Anyone for a trip to Stuff Mart??
I think I'd have to say that my favorite christian band is, and has been for a couple of years, Sanctus Real. Their songs are so pertinent to today's issues, especially those which believers in particular struggle with. Some of my best-loved songs would be Deeds, I'm Not Alright, The Face of Love and Everything About You. Today though, as I was working out & singing along with my nano, the words to the particular song below hit me deeply once again.
Like Paul in Romans 7:15, "I do not understand what I do. For what I want to do I do not do, but what I hate I do." My vice? Loving things I shouldn't. You know, like 'Madame Blueberry' at times, I want more stuff. A new pair of shoes, new carpet, new furnishings and decor for my house. It could go on and on until we're bursting at the seams with stuff! Then what? Have a yard sale to make money so I can replace those old things with new things. It's sick really!
My point is, I guess, that we all battle with loving things that don't matter in light of eternity. It could be tangible like me and Madame Blueberry or something intangible like fame and notoriety. Whatever it is, doesn't really matter. Jesus told us to "not store up for yourselves treasures on earth, where moth and rust destroy, and where thieves break in and steal. But store up for yourselves treasures in heaven, where moth and rust do not destroy, and where thieves do not break in and steal. For where your treasure is, there your heart will be also."

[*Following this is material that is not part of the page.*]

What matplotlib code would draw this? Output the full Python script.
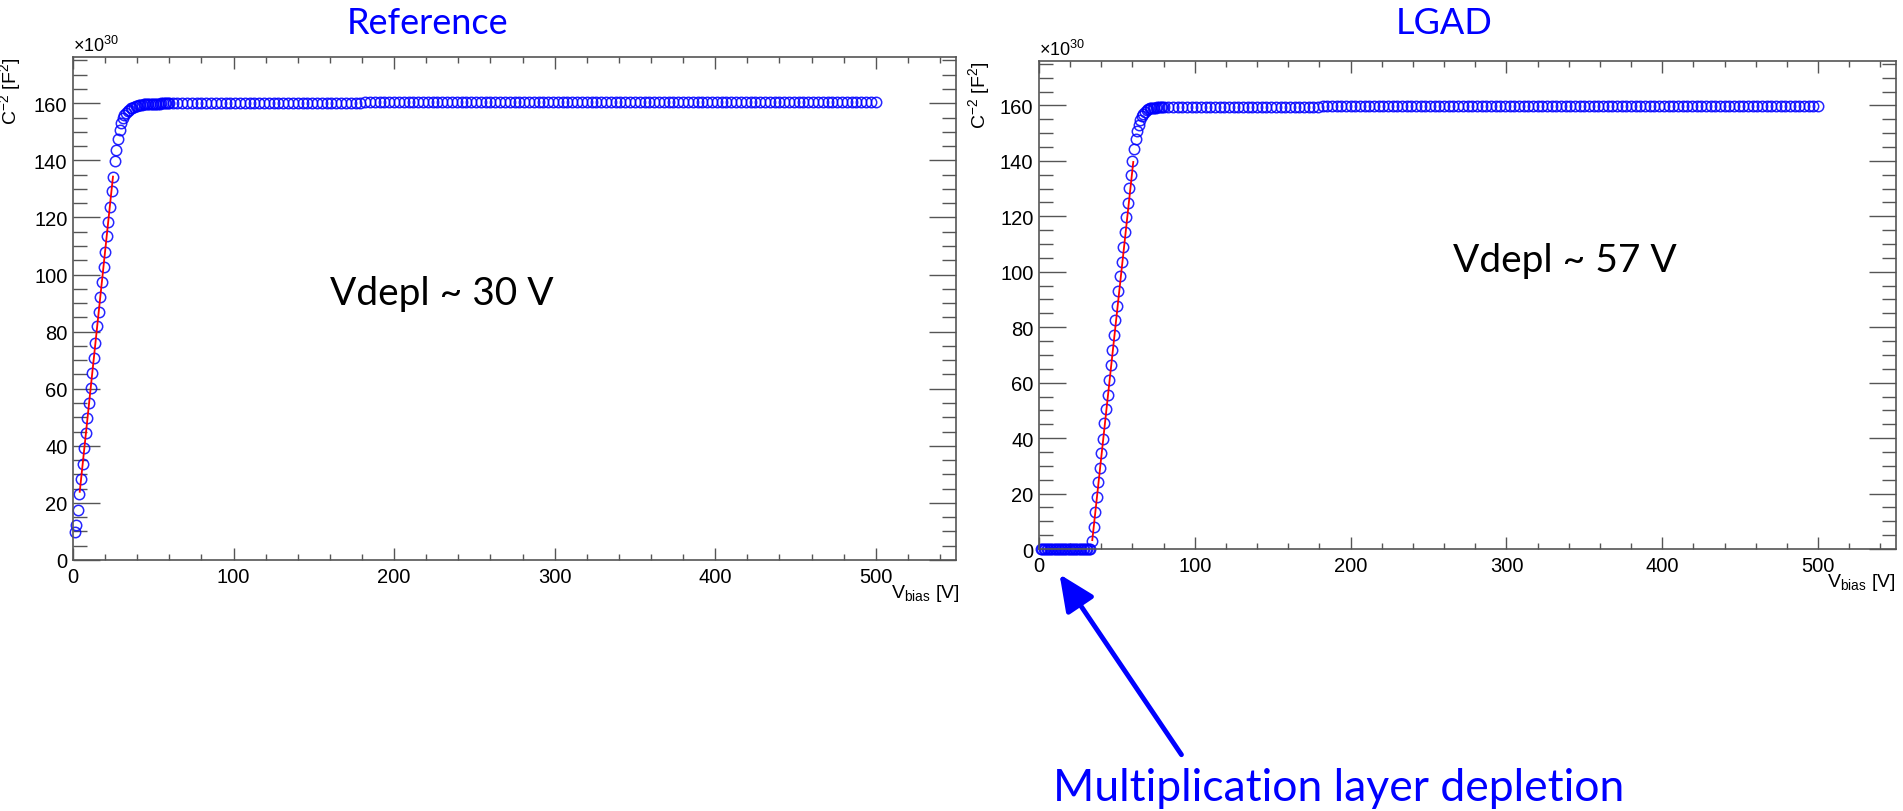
import numpy as np
import matplotlib
matplotlib.use("Agg")
import matplotlib.pyplot as plt
from matplotlib.ticker import MultipleLocator
from matplotlib.patches import FancyArrowPatch

plt.rcParams['font.family'] = ['Liberation Sans', 'DejaVu Sans']
plt.rcParams['mathtext.default'] = 'regular'

# ---- data (V_bias in V, C^-2 in units of 1e30 F^-2) ----
# Reference sensor: 1 V steps up to 60 V, then plateau
v_ref_rise = np.arange(1, 61)
c2_ref_rise = [
    9.9, 12.3, 17.5, 23.0, 28.3, 33.6, 39.1, 44.4, 49.6, 55.1,
    60.1, 65.4, 70.9, 76.1, 81.8, 87.0, 92.3, 97.5, 102.8, 108.0,
    113.6, 118.5, 123.8, 129.4, 134.3, 139.6, 143.7, 147.6, 150.6, 153.0,
    154.8, 155.9, 156.7, 157.3, 157.8, 158.2, 158.5, 158.8, 159.0, 159.2,
    159.3, 159.4, 159.5, 159.6, 159.6, 159.7, 159.7, 159.8, 159.8, 159.8,
    159.9, 159.9, 159.9, 159.9, 160.0, 160.0, 160.0, 160.0, 160.0, 160.0,
]
v_ref_flat = np.arange(62, 501, 3)
c2_ref_flat = [
    160.0, 160.0, 160.0, 160.0, 160.0, 160.0, 160.0, 160.0,
    160.2, 160.2, 160.2, 160.2, 160.2, 160.2, 160.2, 160.2, 160.2, 160.2,
    160.2, 160.2, 160.2, 160.2, 160.2, 160.2, 160.2, 160.2, 160.2, 160.2,
    160.2, 160.2, 160.2, 160.2, 160.2, 160.2, 160.2, 160.2, 160.2, 160.2,
    160.2, 160.2,
    160.5, 160.5, 160.5, 160.5, 160.5, 160.5, 160.5, 160.5, 160.5, 160.5,
    160.5, 160.5, 160.5, 160.5, 160.5, 160.5, 160.5, 160.5, 160.5, 160.5,
    160.5, 160.5, 160.5, 160.5, 160.5, 160.5, 160.5, 160.5, 160.5, 160.5,
    160.5, 160.5, 160.5, 160.5, 160.5, 160.5, 160.5, 160.5, 160.5, 160.5,
    160.5, 160.5, 160.5, 160.5, 160.5, 160.5, 160.5, 160.5, 160.5, 160.5,
    160.5, 160.5, 160.5, 160.5, 160.5, 160.5, 160.5, 160.5, 160.5, 160.5,
    160.5, 160.5, 160.5, 160.5, 160.5, 160.5, 160.5, 160.5, 160.5, 160.5,
    160.5, 160.5, 160.5, 160.5, 160.5, 160.5, 160.5, 160.5, 160.5, 160.5,
    160.5, 160.5, 160.5, 160.5, 160.5, 160.5, 160.5, 160.5, 160.5, 160.5,
    160.5, 160.5, 160.5, 160.5, 160.5, 160.5, 160.5, 160.5, 160.5, 160.5,
    160.5, 160.5, 160.5, 160.5, 160.5, 160.5, 160.5,
]
fit_ref_v = [4.2, 24.9]
fit_ref_c2 = [23.9, 134.3]

# LGAD: gain layer depletes first (C^-2 ~ 0), then bulk
v_lgad_rise = np.arange(1, 81)
c2_lgad_rise = [
    0.0, 0.0, 0.0, 0.0, 0.0, 0.0, 0.0, 0.0, 0.0, 0.0,
    0.0, 0.0, 0.0, 0.0, 0.0, 0.0, 0.0, 0.0, 0.0, 0.0,
    0.0, 0.0, 0.0, 0.0, 0.0, 0.0, 0.0, 0.0, 0.0, 0.0,
    0.0, 0.0, 0.0, 2.9, 8.0, 13.2, 18.8, 24.0, 29.3, 34.5,
    39.8, 45.3, 50.5, 55.7, 60.9, 66.3, 71.7, 77.1, 82.5, 87.6,
    93.1, 98.4, 103.5, 108.9, 114.3, 119.7, 124.8, 130.2, 135.0, 139.8,
    144.4, 148.0, 150.7, 152.8, 154.6, 156.0, 157.0, 157.7, 158.2, 158.6,
    158.9, 159.0, 159.1, 159.2, 159.2, 159.3, 159.3, 159.3, 159.3, 159.3,
]
v_lgad_flat = np.arange(83, 501, 3)
c2_lgad_flat = [
    159.4, 159.4, 159.4, 159.4, 159.4, 159.4, 159.4, 159.4, 159.4, 159.4,
    159.4, 159.4, 159.4, 159.4, 159.4, 159.4, 159.4, 159.4, 159.4, 159.4,
    159.4, 159.4, 159.4, 159.4, 159.4, 159.4, 159.4, 159.4, 159.4, 159.4,
    159.4, 159.4, 159.4,
    159.7, 159.7, 159.7, 159.7, 159.7, 159.7, 159.7, 159.7, 159.7, 159.7,
    159.7, 159.7, 159.7, 159.7, 159.7, 159.7, 159.7, 159.7, 159.7, 159.7,
    159.7, 159.7, 159.7, 159.7, 159.7, 159.7, 159.7, 159.7, 159.7, 159.7,
    159.7, 159.7, 159.7, 159.7, 159.7, 159.7, 159.7, 159.7, 159.7, 159.7,
    159.7, 159.7, 159.7, 159.7, 159.7, 159.7, 159.7, 159.7, 159.7, 159.7,
    159.7, 159.7, 159.7, 159.7, 159.7, 159.7, 159.7, 159.7, 159.7, 159.7,
    159.7, 159.7, 159.7, 159.7, 159.7, 159.7, 159.7, 159.7, 159.7, 159.7,
    159.7, 159.7, 159.7, 159.7, 159.7, 159.7, 159.7, 159.7, 159.7, 159.7,
    159.7, 159.7, 159.7, 159.7, 159.7, 159.7, 159.7, 159.7, 159.7, 159.7,
    159.7, 159.7, 159.7, 159.7, 159.7, 159.7, 159.7, 159.7, 159.7, 159.7,
    159.7, 159.7, 159.7, 159.7, 159.7, 159.7, 159.7,
]
fit_lgad_v = [34.2, 60.5]
fit_lgad_c2 = [3.2, 139.6]

W, H = 1903, 812
fig = plt.figure(figsize=(W / 100, H / 100), dpi=100)
FRAME = '#555555'


def make_axes(left, top, right, bottom, ymin, ymax):
    ax = fig.add_axes([left / W, 1 - bottom / H, (right - left) / W, (bottom - top) / H])
    ax.set_xlim(0, 550)
    ax.set_ylim(ymin, ymax)
    ax.xaxis.set_major_locator(MultipleLocator(100))
    ax.xaxis.set_minor_locator(MultipleLocator(20))
    ax.yaxis.set_major_locator(MultipleLocator(20))
    ax.yaxis.set_minor_locator(MultipleLocator(5))
    ax.tick_params(which='both', direction='in', top=True, right=True,
                   color=FRAME, width=1.0, labelsize=14.5, labelcolor='black')
    ax.tick_params(axis='x', which='major', length=8.5, pad=5)
    ax.tick_params(axis='x', which='minor', length=4.5)
    ax.tick_params(axis='y', which='major', length=19.5, pad=4)
    ax.tick_params(axis='y', which='minor', length=10)
    for s in ax.spines.values():
        s.set_color(FRAME)
        s.set_linewidth(1.2)
    ax.set_ylabel('C$^{-2}$ [F$^{2}$]', loc='top', fontsize=14)
    ax.set_xlabel('V$_{bias}$ [V]', loc='right', fontsize=14)
    ax.text(0, 1.004, '×10$^{30}$', transform=ax.transAxes, ha='left', va='bottom', fontsize=13)
    return ax


def draw(ax, v1, c1, v2, c2, fv, fc):
    mk = dict(ls='none', marker='o', ms=7.5, mfc='none', mec='blue', mew=1.1,
              alpha=0.85, clip_on=False)
    ax.plot(v1, c1, **mk)
    ax.plot(v2, c2, **mk)
    ax.plot(fv, fc, color='red', lw=1.3, zorder=5)


ax1 = make_axes(73, 58, 956, 561, 0, 176.2)
draw(ax1, v_ref_rise, c2_ref_rise, v_ref_flat, c2_ref_flat, fit_ref_v, fit_ref_c2)
ax1.yaxis.set_label_coords(-0.057, 1.0)
ax1.xaxis.set_label_coords(1.004, -0.044)

ax2 = make_axes(1039, 62, 1896, 550, 0, 176.0)
draw(ax2, v_lgad_rise, c2_lgad_rise, v_lgad_flat, c2_lgad_flat, fit_lgad_v, fit_lgad_c2)
ax2.yaxis.set_label_coords(-0.055, 1.0)
ax2.xaxis.set_label_coords(1.0, -0.045)


# slide texts (figure pixel positions)
def ftext(x, y, s, **kw):
    fig.text(x / W, 1 - y / H, s, **kw)


ftext(428, 24, 'Reference', ha='center', va='center', color='blue', fontsize=26, family='Lato')
ftext(1444, 24, 'LGAD', ha='center', va='center', color='blue', fontsize=26, family='Lato')
ftext(330, 294, 'Vdepl ~ 30 V', ha='left', va='center', color='black', fontsize=28, family='Lato')
ftext(1453, 261, 'Vdepl ~ 57 V', ha='left', va='center', color='black', fontsize=28, family='Lato')
ftext(1053, 789, 'Multiplication layer depletion', ha='left', va='center', color='blue',
      fontsize=32, family='Lato')

arrow = FancyArrowPatch((1183 / W, 1 - 758 / H), (1058 / W, 1 - 573 / H),
                        transform=fig.transFigure, arrowstyle='-|>,head_length=1.1,head_width=0.5',
                        mutation_scale=20, color='blue', lw=3.5)
fig.add_artist(arrow)

fig.savefig('out.png', dpi=100)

The most touching line in the list of lyrics below, to me, is at the end. God takes care of all of nature. How much more important are we to him? He'll certainly take care of the essentials for us. We just need to stop filling our "God-shaped hole" with stuff and start filling it with Him! How much more satisfying would that be?
Things Like You
Loving things like you has wrecked my life, made me cry
Loving things like you has made me lose my mind
And I can't figure out why I've been hanging on
To all these things I've tried to leave behind me for so long
And I think it's time to find a better way to live my life
Than loving all those thingsthat keep me wrapped so tight
Everyone wants everyone else's eveything
Some time's the more we have the less we really gain
I'm tired of life and all that money has to buy
Get out of my heart, out of my mind, leaving you behind
Loving things like you has left me bruised, black and blue
Loving things like you has made me so confused
And I can't figure out what I've been waiting on
God I can't be living for things I know are wrong
Now I think it's time to write a better chapter in my life
Leaving all those things that keep me wrapped so tight
Why are we obsessed with possessions here on earth?
Go and take a look at the flowers and the birds
God is always taking care of nature's every need
And how much more important in The Father's eyes are we?
I said, how much more important in The Father's eyes are we?
He sees everything
Labels: ponderings
2 Comments:
I needed to hear that....
Sometimes I need to ask myself if I have spent more time in the Word or in catalogs! I used to be able to avoid the trappings of stuff by avoiding stores, but I get inundated with catalogs this time of the year and it is so tempting to "window shop" and get to feeling sorry for myself instead of thankful for my many blessings! Thanks for the reminder, Bethany!
so glad i'm not in the boat alone and others can relate--makes me not feel so crazy! thanks for your continued encouragment, jody!